After that, the body will be carried deep under St. Peter’s Basilica, where it will join the remains of popes from centuries past near the traditional tomb of the apostle Peter, the first pope.

On the eve of the funeral, the Vatican released John Paul’s last will and testament, written in Polish over 22 years beginning five months after his election in October 1978.

In it, John Paul said he wanted to be buried ‘‘in the bare Earth’’ and have prayers and Masses celebrated after his death.

He instructed his private secretary to burn his personal notes. He also suggested he considered resigning in 2000, when his infirmities were already apparent. Revising his will just three days before a historic pilgrimage to the Holy Land, John Paul prayed that God would ‘‘help me to recognize up to what point I must continue this service.’’

The former rabbi of Rome, Elio Toaff, was among the religious leaders attending the funeral. He was one of only two living people mentioned in John Paul’s will. The other one was Dziwisz.

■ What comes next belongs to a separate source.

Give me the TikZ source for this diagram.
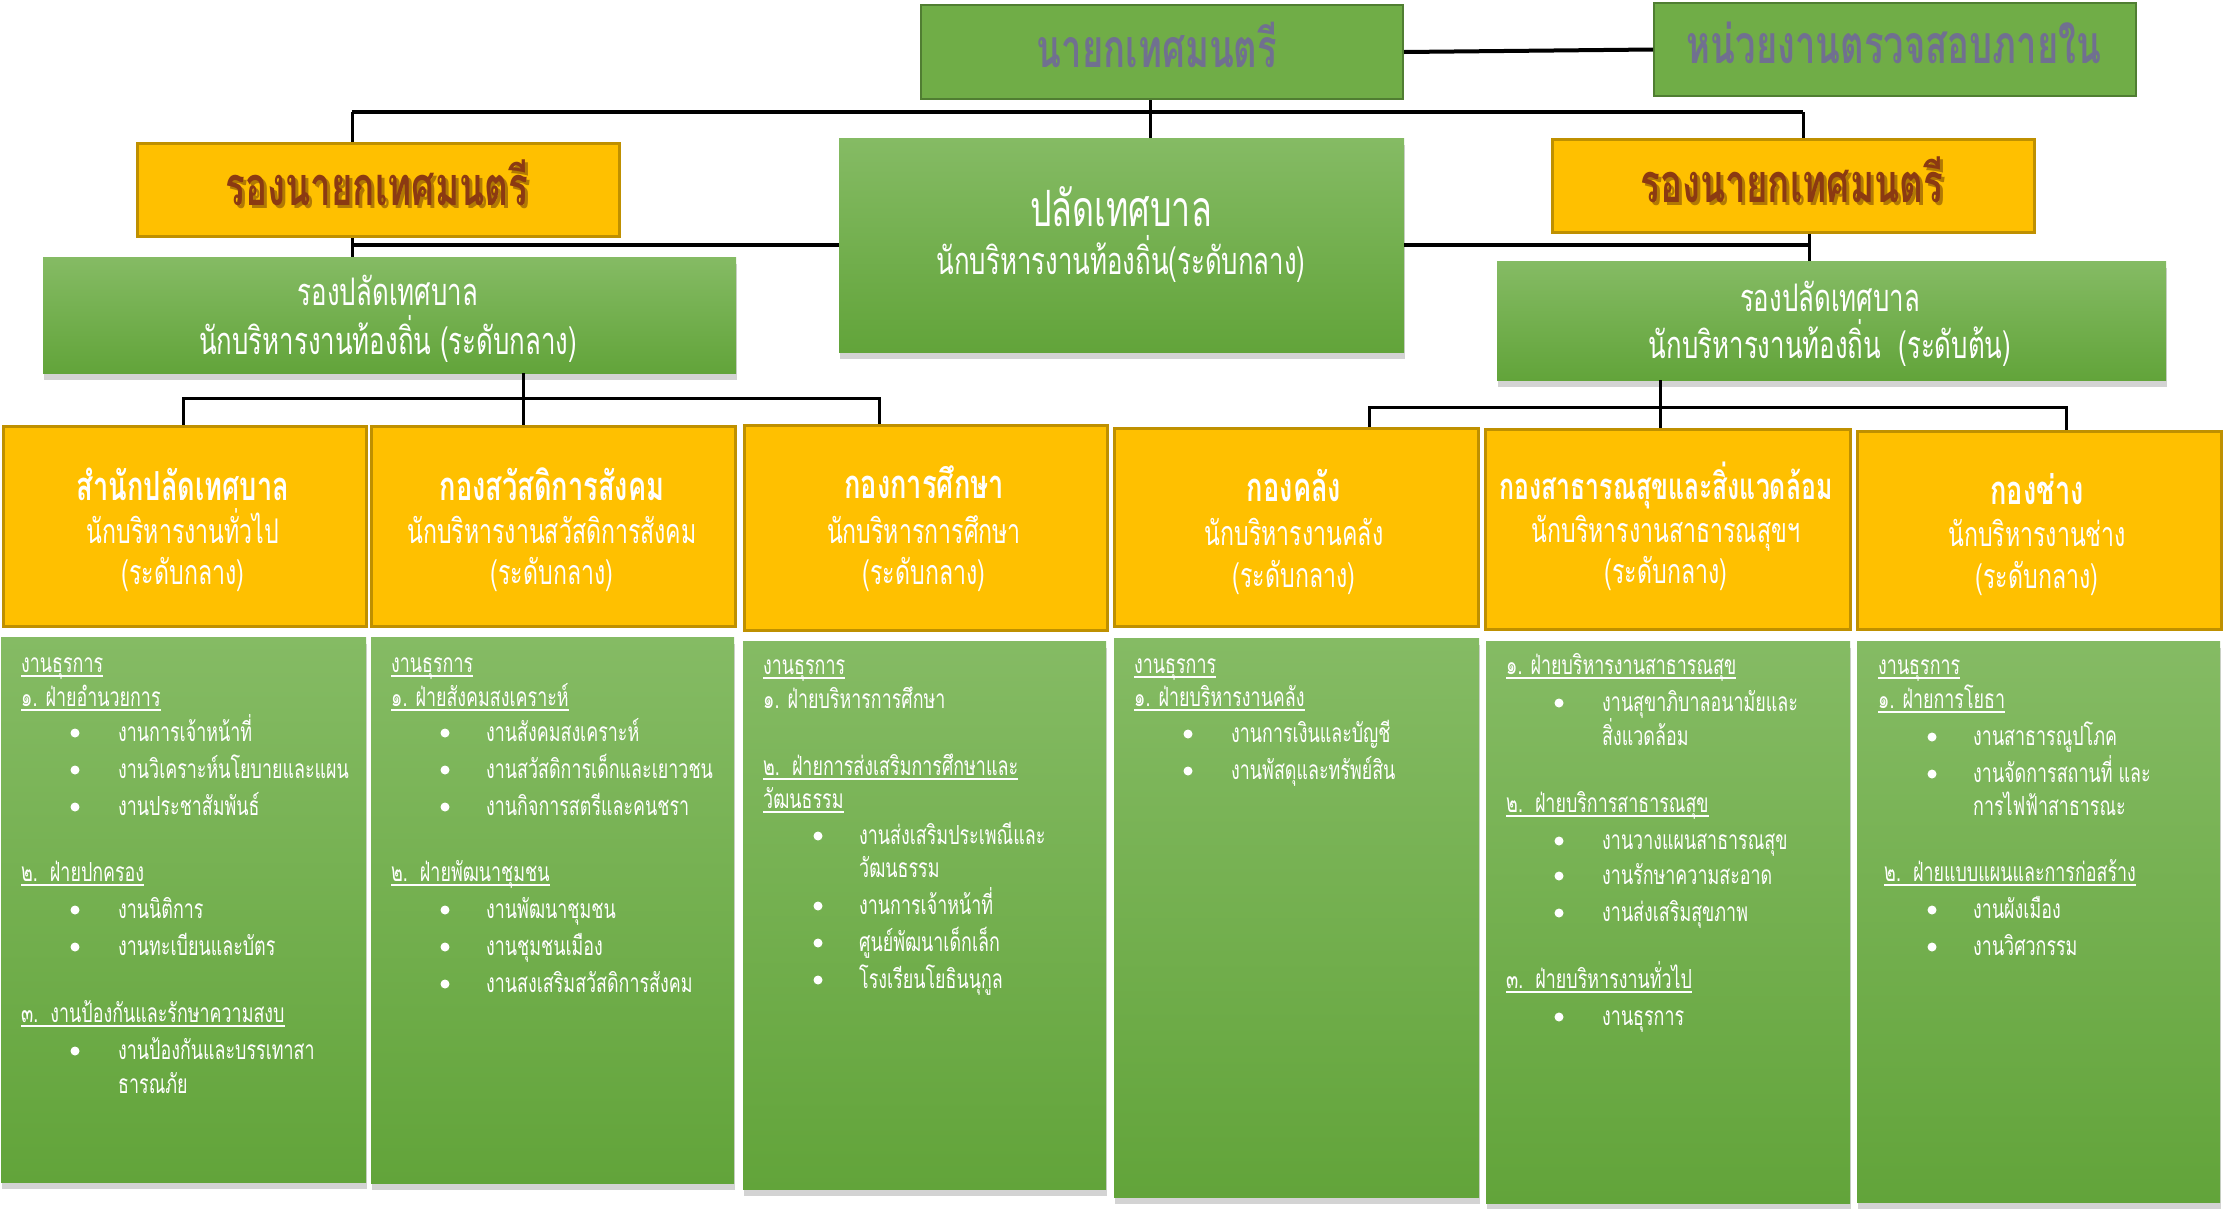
\documentclass[tikz,border=0pt]{standalone}
\usepackage{fontspec}
\usetikzlibrary{shadows}
\newfontfamily\thai[Script=Thai,FakeStretch=0.68]{Loma}
\definecolor{gA}{HTML}{70AD47}
\definecolor{gB}{HTML}{507E32}
\definecolor{gTop}{HTML}{85BB64}
\definecolor{gBot}{HTML}{62A43A}
\definecolor{yA}{HTML}{FFC000}
\definecolor{yB}{HTML}{BF9000}
\definecolor{brn}{HTML}{8B3A12}
\definecolor{topt}{HTML}{707090}
\newcounter{ln}
\newcommand\myul[1]{\setbox0\hbox{#1}\rlap{\rule[-5pt]{\wd0}{1.6pt}}\box0}
\newcommand\Hd[3]{\stepcounter{ln}\node[lst] (h\arabic{ln}) at (#1,{#2+8}) {\myul{#3}};}
\newcommand\Tx[3]{\stepcounter{ln}\node[lst] (x\arabic{ln}) at (#1,{#2+8}) {#3};}
\newcommand\Bu[4]{\stepcounter{ln}\node[bul] (b\arabic{ln}) at (#1,#3) {};\node[lst] (t\arabic{ln}) at (#2,{#3+8}) {#4};}
\newcommand\Bx[6]{\node[#2,anchor=north west,minimum width=#5,minimum height=#6,inner sep=0] (#1) at (#3,#4) {};}
\tikzset{
  topbox/.style={draw=gB,line width=2pt,fill=gA},
  yel/.style={draw=yB,line width=2.5pt,fill=yA},
  grad/.style={top color=gTop,bottom color=gBot,draw=none,drop shadow={shadow xshift=1pt,shadow yshift=-7pt,opacity=0.35}},
  conn/.style={line width=3pt,black},
  lst/.style={text=white,font=\thai\fontsize{26.3}{28}\selectfont,anchor=base west,inner sep=0},
  bul/.style={circle,fill=white,inner sep=0,minimum size=9},
  dh/.style={text=white,font=\thai\bfseries\fontsize{40}{42}\selectfont,anchor=base,inner sep=0},
  ds/.style={text=white,font=\thai\fontsize{34}{36}\selectfont,anchor=base,inner sep=0},
  big/.style={text=white,font=\thai\fontsize{38}{40}\selectfont,anchor=base,inner sep=0},
  ttl/.style={text=topt,font=\thai\bfseries\fontsize{53.5}{55}\selectfont,anchor=base,inner sep=0},
  vml/.style={text=brn,font=\thai\bfseries\fontsize{54}{56}\selectfont,anchor=base,inner sep=0},
  vmsh/.style={vml,text=brn!60!black,opacity=0.45},
}
\begin{document}
\begin{tikzpicture}[x=1pt,y=-1pt]
\useasboundingbox (0,0) rectangle (2223,1208);
% boxes
\Bx{mayor}{topbox}{920}{4}{482}{94}
\Bx{audit}{topbox}{1653}{2}{482}{93}
\Bx{vmL}{yel}{136}{142}{482}{93}
\Bx{vmR}{yel}{1551}{138}{482}{93}
\Bx{palad}{grad}{839}{138}{565}{214}
\Bx{dpL}{grad}{43}{257}{693}{116}
\Bx{dpR}{grad}{1497}{261}{669}{119}
\Bx{d1}{yel}{2}{425}{363}{200}
\Bx{d2}{yel}{370}{425}{364}{200}
\Bx{d3}{yel}{743}{424}{363}{205}
\Bx{d4}{yel}{1113}{427}{364}{198}
\Bx{d5}{yel}{1484}{428}{365}{200}
\Bx{d6}{yel}{1856}{430}{364}{198}
\Bx{g1}{grad}{1}{637}{365}{545}
\Bx{g2}{grad}{371}{637}{363}{546}
\Bx{g3}{grad}{743}{641}{363}{548}
\Bx{g4}{grad}{1114}{638}{365}{559}
\Bx{g5}{grad}{1486}{641}{364}{562}
\Bx{g6}{grad}{1857}{641}{363}{561}
% connectors
\draw[conn,line width=4pt] (mayor.east) -- (audit.west);
\coordinate (busL) at (352,112);
\coordinate (busR) at (1803,112);
\coordinate (mx) at (1150,0);
\draw[conn,line width=4pt] (busL) -- (busR);
\draw[conn] (busL) -- (busL |- vmL.north);
\draw[conn] (busR) -- (busR |- vmR.north);
\draw[conn] (mayor.south -| mx) -- (palad.north -| mx);
\coordinate (jL) at (352,247);
\coordinate (jR) at (1809,249);
\draw[conn] (vmL.south -| jL) -- (dpL.north -| jL);
\draw[conn,line width=4pt] (palad.west) -- (palad.west -| jL);
\draw[conn] (vmR.south -| jR) -- (dpR.north -| jR);
\draw[conn,line width=4pt] (palad.east) -- (palad.east -| jR);
\coordinate (kL) at (523,398);
\coordinate (kL1) at (183,398);
\coordinate (kL3) at (879,398);
\draw[conn] (dpL.south -| kL) -- (d2.north -| kL);
\draw[conn] (kL1 |- d1.north) -- (kL1) -- (kL3) -- (kL3 |- d3.north);
\coordinate (kR) at (1660,407);
\coordinate (kR1) at (1369,407);
\coordinate (kR2) at (2066,407);
\draw[conn] (dpR.south -| kR) -- (d5.north -| kR);
\draw[conn] (kR1 |- d4.north) -- (kR1) -- (kR2) -- (kR2 |- d6.north);
% top texts
\node[ttl] (mayorT) at (1157,67) {นายกเทศมนตรี};
\node[ttl] (auditT) at (1894,63) {หน่วยงานตรวจสอบภายใน};
\node[vmsh] (vmLS) at (380,208) {รองนายกเทศมนตรี};
\node[vml] (vmLT) at (377,205) {รองนายกเทศมนตรี};
\node[vmsh] (vmRS) at (1795,205) {รองนายกเทศมนตรี};
\node[vml] (vmRT) at (1792,202) {รองนายกเทศมนตรี};
\node[font=\thai\fontsize{50}{52}\selectfont,text=white,anchor=base,inner sep=0] (paladT) at (1121,226) {ปลัดเทศบาล};
\node[big] (paladS) at (1121,274) {นักบริหารงานท้องถิ่น(ระดับกลาง)};
\node[big] (dpLT) at (388,305) {รองปลัดเทศบาล};
\node[big] (dpLS) at (388,354) {นักบริหารงานท้องถิ่น (ระดับกลาง)};
\node[big] (dpRT) at (1830,311) {รองปลัดเทศบาล};
\node[big] (dpRS) at (1830,358) {นักบริหารงานท้องถิ่น\ \ (ระดับต้น)};
% department texts
\node[dh] (d1h) at (183,500) {สำนักปลัดเทศบาล};
\node[ds] (d1s) at (183,543) {นักบริหารงานทั่วไป};
\node[ds] (d1l) at (183,584) {(ระดับกลาง)};
\node[dh] (d2h) at (552,500) {กองสวัสดิการสังคม};
\node[ds] (d2s) at (552,543) {นักบริหารงานสวัสดิการสังคม};
\node[ds] (d2l) at (552,584) {(ระดับกลาง)};
\node[dh] (d3h) at (924,498) {กองการศึกษา};
\node[ds] (d3s) at (924,543) {นักบริหารการศึกษา};
\node[ds] (d3l) at (924,584) {(ระดับกลาง)};
\node[dh] (d4h) at (1294,501) {กองคลัง};
\node[ds] (d4s) at (1294,545) {นักบริหารงานคลัง};
\node[ds] (d4l) at (1294,587) {(ระดับกลาง)};
\node[dh,font=\thai\bfseries\fontsize{36.5}{38}\selectfont] (d5h) at (1666,499) {กองสาธารณสุขและสิ่งแวดล้อม};
\node[ds] (d5s) at (1666,542) {นักบริหารงานสาธารณสุขฯ};
\node[ds] (d5l) at (1666,583) {(ระดับกลาง)};
\node[dh] (d6h) at (2037,504) {กองช่าง};
\node[ds] (d6s) at (2037,546) {นักบริหารงานช่าง};
\node[ds] (d6l) at (2037,588) {(ระดับกลาง)};
% box 1
\Hd{21}{664}{งานธุรการ}
\Hd{21}{698}{๑. ฝ่ายอำนวยการ}
\Bu{75}{118}{733}{งานการเจ้าหน้าที่}
\Bu{75}{118}{770}{งานวิเคราะห์นโยบายและแผน}
\Bu{75}{118}{807}{งานประชาสัมพันธ์}
\Hd{21}{873}{๒.\ \ ฝ่ายปกครอง}
\Bu{75}{118}{910}{งานนิติการ}
\Bu{75}{118}{947}{งานทะเบียนและบัตร}
\Hd{21}{1014}{๓.\ \ งานป้องกันและรักษาความสงบ}
\Bu{75}{118}{1051}{งานป้องกันและบรรเทาสา}
\Tx{118}{1085}{ธารณภัย}
% box 2
\Hd{391}{664}{งานธุรการ}
\Hd{391}{698}{๑. ฝ่ายสังคมสงเคราะห์}
\Bu{445}{486}{733}{งานสังคมสงเคราะห์}
\Bu{445}{486}{770}{งานสวัสดิการเด็กและเยาวชน}
\Bu{445}{486}{807}{งานกิจการสตรีและคนชรา}
\Hd{391}{873}{๒.\ \ ฝ่ายพัฒนาชุมชน}
\Bu{445}{486}{910}{งานพัฒนาชุมชน}
\Bu{445}{486}{947}{งานชุมชนเมือง}
\Bu{445}{486}{984}{งานสงเสริมสวัสดิการสังคม}
% box 3
\Hd{763}{666}{งานธุรการ}
\Tx{763}{700}{๑. ฝ่ายบริหารการศึกษา}
\Hd{763}{767}{๒.\ \ ฝ่ายการส่งเสริมการศึกษาและ}
\Hd{763}{800}{วัฒนธรรม}
\Bu{818}{859}{836}{งานส่งเสริมประเพณีและ}
\Tx{859}{869}{วัฒนธรรม}
\Bu{818}{859}{906}{งานการเจ้าหน้าที่}
\Bu{818}{859}{943}{ศูนย์พัฒนาเด็กเล็ก}
\Bu{818}{859}{980}{โรงเรียนโยธินนุกูล}
% box 4
\Hd{1134}{665}{งานธุรการ}
\Hd{1134}{698}{๑. ฝ่ายบริหารงานคลัง}
\Bu{1188}{1231}{734}{งานการเงินและบัญชี}
\Bu{1188}{1231}{771}{งานพัสดุและทรัพย์สิน}
% box 5
\Hd{1506}{666}{๑. ฝ่ายบริหารงานสาธารณสุข}
\Bu{1559}{1602}{703}{งานสุขาภิบาลอนามัยและ}
\Tx{1602}{737}{สิ่งแวดล้อม}
\Hd{1506}{804}{๒.\ \ ฝ่ายบริการสาธารณสุข}
\Bu{1559}{1602}{841}{งานวางแผนสาธารณสุข}
\Bu{1559}{1602}{876}{งานรักษาความสะอาด}
\Bu{1559}{1602}{913}{งานส่งเสริมสุขภาพ}
\Hd{1506}{980}{๓.\ \ ฝ่ายบริหารงานทั่วไป}
\Bu{1559}{1602}{1017}{งานธุรการ}
% box 6
\Hd{1878}{666}{งานธุรการ}
\Hd{1878}{700}{๑. ฝ่ายการโยธา}
\Bu{1932}{1973}{737}{งานสาธารณูปโภค}
\Bu{1932}{1973}{774}{งานจัดการสถานที่ และ}
\Tx{1973}{807}{การไฟฟ้าสาธารณะ}
\Hd{1884}{873}{๒.\ \ ฝ่ายแบบแผนและการก่อสร้าง}
\Bu{1932}{1973}{910}{งานผังเมือง}
\Bu{1932}{1973}{947}{งานวิศวกรรม}
\end{tikzpicture}
\end{document}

On Thursday, the huge bronze doors of St. Peter’s, where the pope had lain in state since Monday, were closed to the public in preparation for the Mass. In four days, some estimates say nearly 2 million pilgrims passed by his remains to say their farewells in the few seconds they had in front of the bier. Rome groaned under the weight of visitors. Side streets were clogged in a permanent pedestrian rush hour, mostly by children with backpacks. Tent camps sprang up at the Circus Maximus and elsewhere around the city to take the spillover from hotels. Hawkers jacked up prices of everything from bottled water to papal trinkets.